Die türkische Armee bestreitet, gezielt Kurden anzugreifen. Dagegen behauptet die Kurden-Miliz zielten die türkischen Truppen bei ihrem Angriff nicht auf die IS-Kämpfer, sondern auf die Kurden. Die YPG liefert sich erbitterte Kämpfe mit dem IS. In der Erklärung der Miliz hieß es, die Regierung in Ankara müsse diese Aggression gegen die Kurden beenden und zum vorherigen Friedensprozess zukehren.
Auf Druck der deutschen Bevölkerung kritisiert nun auch die Bundesregierung die türkischen Luftanschläge gegen kurdische Stellungen. Erst war Ankara als Nato-Mitglied für seine Passivität im Kampf gegen IS viel kritisiert worden. Die radikalen Islamisten kontrollieren mittlerweile einen großen Teil des benachbarten Syrien.

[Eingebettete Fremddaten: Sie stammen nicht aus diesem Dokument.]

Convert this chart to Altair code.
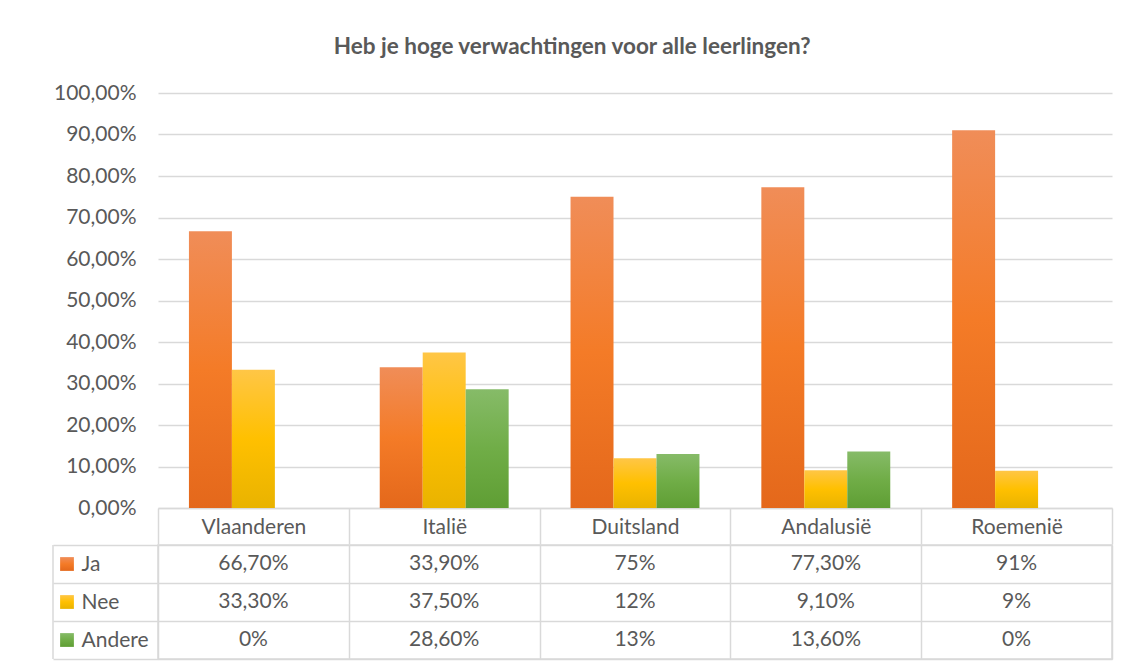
import altair as alt
import pandas as pd

# ---- data ----
title_text = "Heb je hoge verwachtingen voor alle leerlingen?"
countries = ["Vlaanderen", "Italië", "Duitsland", "Andalusië", "Roemenië"]
series = ["Ja", "Nee", "Andere"]
ja = [0.667, 0.339, 0.75, 0.773, 0.91]
nee = [0.333, 0.375, 0.12, 0.091, 0.09]
andere = [0.0, 0.286, 0.13, 0.136, 0.0]
ja_labels = ["66,70%", "33,90%", "75%", "77,30%", "91%"]
nee_labels = ["33,30%", "37,50%", "12%", "9,10%", "9%"]
andere_labels = ["0%", "28,60%", "13%", "13,60%", "0%"]
y_ticks = [0.0, 0.1, 0.2, 0.3, 0.4, 0.5, 0.6, 0.7, 0.8, 0.9, 1.0]

rows = []
for s, vals, labs in zip(series, [ja, nee, andere], [ja_labels, nee_labels, andere_labels]):
    for c, v, l in zip(countries, vals, labs):
        rows.append({"land": c, "reeks": s, "waarde": v, "label": l})
df = pd.DataFrame(rows)
series_df = pd.DataFrame({"reeks": series})

# ---- styles ----
FONT = "Lato"
TXT = "#595959"
GRID = "#D9D9D9"
grad = {
    "Ja": ["#F08D58", "#F47B27", "#E4681B"],
    "Nee": ["#FFC646", "#FFC000", "#E9B300"],
    "Andere": ["#86BB68", "#70AD47", "#5F9E34"],
}


def gradient(cols):
    return alt.Gradient(
        gradient="linear", x1=0, x2=0, y1=0, y2=1,
        stops=[alt.GradientStop(offset=0, color=cols[0]),
               alt.GradientStop(offset=0.5, color=cols[1]),
               alt.GradientStop(offset=1, color=cols[2])],
    )


x_scale = alt.Scale(domain=countries, paddingInner=0, paddingOuter=0)

x_bar = alt.X(
    "land:N", sort=countries, scale=x_scale,
    axis=alt.Axis(title=None, labelAngle=0, grid=False,
                  domainColor=GRID, domainWidth=1.5,
                  tickColor=GRID, tickWidth=1.5, tickSize=36, tickBand="extent",
                  labelBaseline="middle", labelPadding=-17,
                  labelFont=FONT, labelFontSize=21, labelColor=TXT),
)
x_off = alt.XOffset("reeks:N", sort=series,
                    scale=alt.Scale(domain=series, paddingInner=0, paddingOuter=0.72))
y_bar = alt.Y(
    "waarde:Q", scale=alt.Scale(domain=[0, 1]),
    axis=alt.Axis(title=None, values=y_ticks,
                  labelExpr="replace(format(datum.value, '.2%'), '.', ',')",
                  grid=True, gridColor=GRID, gridWidth=1.5,
                  domain=False, ticks=False, labelPadding=22,
                  labelFont=FONT, labelFontSize=21, labelColor=TXT),
)

bar_layers = [
    alt.Chart(df).transform_filter(alt.datum.reeks == s)
    .mark_bar(color=gradient(grad[s]))
    .encode(x=x_bar, xOffset=x_off, y=y_bar)
    for s in series
]
bars = alt.layer(*bar_layers).properties(
    width=954, height=415, view=alt.ViewBackground(stroke=None)
)

# ---- data table ----
x_tab = alt.X(
    "land:N", sort=countries, scale=x_scale,
    axis=alt.Axis(title=None, labels=False, ticks=False, domain=False,
                  grid=True, tickBand="extent", gridColor=GRID, gridWidth=1.5),
)
y_tab = alt.Y(
    "reeks:N", sort=series,
    scale=alt.Scale(domain=series, paddingInner=0, paddingOuter=0),
    axis=alt.Axis(title=None, grid=True, gridColor=GRID, gridWidth=1.5,
                  tickBand="extent", ticks=True, tickSize=105, tickColor=GRID,
                  tickWidth=1.5, domain=False, labelAlign="left", labelPadding=-28,
                  labelFont=FONT, labelFontSize=21, labelColor=TXT),
)

cells = alt.Chart(df).mark_text(font=FONT, fontSize=21, color=TXT).encode(
    x=x_tab, y=y_tab, text="label:N"
)
square_layers = [
    alt.Chart(series_df).transform_filter(alt.datum.reeks == s)
    .mark_square(size=190, opacity=1, color=gradient(grad[s]))
    .encode(x=alt.value(-91), y=y_tab)
    for s in series
]
left_edge = alt.Chart(pd.DataFrame({"k": [0]})).mark_rule(color=GRID, strokeWidth=1.5).encode(
    x=alt.value(-105), y=alt.value(0), y2=alt.value(114)
)

table = alt.layer(cells, *square_layers, left_edge).properties(
    width=954, height=114, view=alt.ViewBackground(stroke=GRID, strokeWidth=1.5)
)

chart = alt.vconcat(bars, table, spacing=-12).properties(
    title=alt.TitleParams(title_text, font=FONT, fontSize=22.5, fontWeight="bold",
                          color=TXT, anchor="middle", offset=24, dx=-10),
    padding={"left": 43, "top": 27, "right": 5, "bottom": 2},
).configure_view(stroke=None)

chart.save("out.html", embed_options={"renderer": "svg", "actions": False})
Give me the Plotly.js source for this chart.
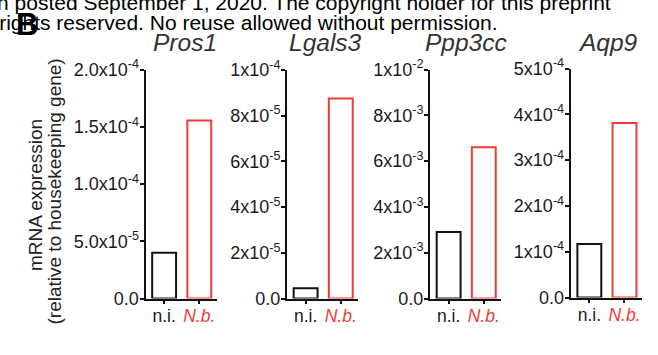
<!DOCTYPE html>
<html>
<head>
<meta charset="utf-8">
<script src="https://cdn.plot.ly/plotly-3.0.1.min.js"></script>
<style>
  html, body { margin: 0; padding: 0; background: #fff; }
  #chart { width: 658px; height: 355px; }
</style>
</head>
<body>
<div id="chart"></div>
<script>
// Groups on the x axis of every panel
const categories = ['n.i.', 'N.b.'];
const categoryLabels = ['n.i.', '<span style="color:#f23b36"><i>N.b.</i></span>'];

// Gene names shown above each panel
const genes = ['Pros1', 'Lgals3', 'Ppp3cc', 'Aqp9'];

// mRNA expression relative to housekeeping gene
const pros1 = [4.0e-5, 1.555e-4];
const lgals3 = [4.5e-6, 8.75e-5];
const ppp3cc = [2.9e-3, 6.6e-3];
const aqp9 = [1.17e-4, 3.81e-4];

// y-axis ticks for each panel
const pros1Ticks = [0, 5e-5, 1e-4, 1.5e-4, 2e-4];
const pros1TickText = ['0.0', '5.0x10<sup>-5</sup>', '1.0x10<sup>-4</sup>', '1.5x10<sup>-4</sup>', '2.0x10<sup>-4</sup>'];
const lgals3Ticks = [0, 2e-5, 4e-5, 6e-5, 8e-5, 1e-4];
const lgals3TickText = ['0.0', '2x10<sup>-5</sup>', '4x10<sup>-5</sup>', '6x10<sup>-5</sup>', '8x10<sup>-5</sup>', '1x10<sup>-4</sup>'];
const ppp3ccTicks = [0, 2e-3, 4e-3, 6e-3, 8e-3, 1e-2];
const ppp3ccTickText = ['0.0', '2x10<sup>-3</sup>', '4x10<sup>-3</sup>', '6x10<sup>-3</sup>', '8x10<sup>-3</sup>', '1x10<sup>-2</sup>'];
const aqp9Ticks = [0, 1e-4, 2e-4, 3e-4, 4e-4, 5e-4];
const aqp9TickText = ['0.0', '1x10<sup>-4</sup>', '2x10<sup>-4</sup>', '3x10<sup>-4</sup>', '4x10<sup>-4</sup>', '5x10<sup>-4</sup>'];

const W = 658, H = 355;
const FONT = 'Liberation Sans, Arial, Helvetica, sans-serif';
const RED = '#f23b36';

const panels = [
  { values: pros1, ticks: pros1Ticks, text: pros1TickText, left: 145.5, top: 69.5, bottom: 298.5, titleX: 185 },
  { values: lgals3, ticks: lgals3Ticks, text: lgals3TickText, left: 287, top: 70, bottom: 298.5, titleX: 325 },
  { values: ppp3cc, ticks: ppp3ccTicks, text: ppp3ccTickText, left: 430, top: 69.5, bottom: 298.5, titleX: 466 },
  { values: aqp9, ticks: aqp9Ticks, text: aqp9TickText, left: 570.7, top: 68.5, bottom: 297.5, titleX: 608 }
];
const panelWidth = 71;

const traces = [];
const layout = {
  width: W, height: H,
  margin: { l: 0, r: 0, t: 0, b: 0 },
  paper_bgcolor: '#fff', plot_bgcolor: 'rgba(0,0,0,0)',
  showlegend: false,
  font: { family: FONT, size: 18, color: '#1a1a1a' },
  annotations: []
};

panels.forEach((p, i) => {
  const n = i === 0 ? '' : String(i + 1);
  traces.push({
    type: 'bar',
    x: categories,
    y: p.values,
    xaxis: 'x' + n, yaxis: 'y' + n,
    width: 0.68,
    marker: { color: ['#ffffff', '#ffffff'], line: { color: ['#111111', RED], width: 2 } },
    hoverinfo: 'x+y'
  });
  const ymax = p.ticks[p.ticks.length - 1];
  layout['xaxis' + n] = {
    domain: [p.left / W, (p.left + panelWidth) / W],
    anchor: 'y' + n,
    type: 'category',
    range: [-0.53, 1.49],
    tickvals: categories,
    ticktext: categoryLabels,
    showline: true, linecolor: '#111', linewidth: 2,
    ticks: 'outside', ticklen: 3, tickwidth: 2, tickcolor: '#111',
    ticklabelstandoff: -3,
    showgrid: false, zeroline: false, fixedrange: true,
    tickfont: { size: 17.5, color: '#1a1a1a' }
  };
  layout['yaxis' + n] = {
    domain: [(H - p.bottom) / H, (H - p.top) / H],
    anchor: 'x' + n,
    range: [0, ymax],
    tickvals: p.ticks,
    ticktext: p.text,
    showline: true, linecolor: '#111', linewidth: 2,
    ticks: 'outside', ticklen: 4, tickwidth: 2, tickcolor: '#111',
    ticklabelstandoff: -3,
    showgrid: false, zeroline: false, fixedrange: true,
    tickfont: { size: 18, color: '#1a1a1a' }
  };
  // gene name above the panel
  layout.annotations.push({
    text: '<i>' + genes[i] + '</i>',
    xref: 'paper', yref: 'paper',
    x: p.titleX / W, y: (H - 43) / H,
    xanchor: 'center', yanchor: 'middle',
    showarrow: false,
    font: { size: 24.5, color: '#333', family: FONT }
  });
});

// shared y-axis title, two lines
layout.annotations.push({
  text: 'mRNA expression', textangle: -90,
  xref: 'paper', yref: 'paper', x: 36 / W, y: (H - 195) / H,
  xanchor: 'center', yanchor: 'middle', showarrow: false,
  font: { size: 19, color: '#222', family: FONT }
});
layout.annotations.push({
  text: '(relative to housekeeping gene)', textangle: -90,
  xref: 'paper', yref: 'paper', x: 54.5 / W, y: (H - 192) / H,
  xanchor: 'center', yanchor: 'middle', showarrow: false,
  font: { size: 19, color: '#222', family: FONT }
});

// preprint notice along the top edge
layout.annotations.push({
  text: 'version posted September 1, 2020. The copyright holder for this preprint',
  xref: 'paper', yref: 'paper', x: 613 / W, y: (H - 3) / H,
  xanchor: 'right', yanchor: 'middle', showarrow: false,
  font: { size: 21, color: '#000', family: FONT }
});
layout.annotations.push({
  text: 'All rights reserved. No reuse allowed without permission.',
  xref: 'paper', yref: 'paper', x: 500 / W, y: (H - 22) / H,
  xanchor: 'right', yanchor: 'middle', showarrow: false,
  font: { size: 21, color: '#000', family: FONT }
});

// panel letter
layout.annotations.push({
  text: '<b>B</b>',
  xref: 'paper', yref: 'paper', x: 14 / W, y: (H - 24) / H,
  xanchor: 'left', yanchor: 'middle', showarrow: false,
  font: { size: 31, color: '#000', family: FONT }
});

Plotly.newPlot('chart', traces, layout, { displayModeBar: false, staticPlot: true });
</script>
</body>
</html>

Einer der Gründe für diese Passivität war Ankaras Unwillen, die Kurden in ihrem Kampf gegen das Kalifat der IS aktiv zu unterstützen.
Die syrische Beobachtungsstelle für Menschenrechte und andere Aktivisten bestätigten die Angaben. Der Leiter der Beobachtungsstelle, Rami Abdel Rahman, sagte, es handele sich offenbar um den bislang schwersten türkischen Angriff auf kurdisches Gebiet seit Beginn des Syrien-Konfliktes.
Der türkische Ministerpräsident Ahmet Davutoğlu versicherte in der Zeitung Hürriyet, sein Land habe keine Pläne für einen Einsatz von Bodentruppen in Syrien. Moderate Rebellen wie die Freie Syrische Armee, die gegen den IS kämpften, müssten aber aus der Luft unterstützt werden. „Wir wollen „Daesch“ nicht an unserer Grenze sehen“, sagte Davutoğlu unter Verwendung der arabischen Abkürzung für den IS.
Die jüngste Eskalation in der Türkei könnte Experten zufolge damit zusammenhängen, dass Präsident Recep Tayyip Erdogan innenpolitisch wieder an Stärke gewinnen will. Nach der Parlamentswahl am 7. Juni verlor seine Partei für Gerechtigkeit und Aufschwung die absolute Mehrheit und muss deshalb Koalitionsgespräche führen. Sollten diese scheitern, muss laut Gesetz eine neue Wahl angesetzt werden. Die begonnenen Militäraktionen könnten also mit Erdogans Versuch zusammenhängen, einen Teil der Wähler wieder für sich zu gewinnen.
Als Kurdistan ist ein nicht genau begrenztes Gebiet in Vorderasien bezeichnet, das als historisches Siedlungsgebiet von Kurden betrachtet wird. Das gesamte kurdische Siedlungsgebiet umfasst verschiedene Gebiete in der Türkei, dem Irak, dem Iran und Syriens. Es gibt keine Verwaltungsregierung. In den letzten Jahrzehnten flüchteten viele Hunderttausende Kurden wegen der kriegerischen Auseinandersetzungen aus der „Wiege der Menschheit“ zwischen den beiden Flüssen „Euphrat und Tigris“ in die Großstädte der Türkei. Der syrische Teil Kurdistans wird von kurdischen Aktivisten der PKK als Westkurdistan bezeichnet. Das kurdische Siedlungsgebiet bildet hier bedingt durch die unnatürliche Grenzziehung kein zusammenhängendes Gebiet.
Die größten Erdölvorkommen liegen übrigens in dem kurdisch besiedelten Gebieten im Nordosten Syriens. Dort stehen die größten Ölraffinerien des Landes. Vielleicht ist dies auch der Grund, wieso diese Region so stark umkämpft wird. Geht es wieder einmal um den Raub der Bodenschätze – dem Erdöl?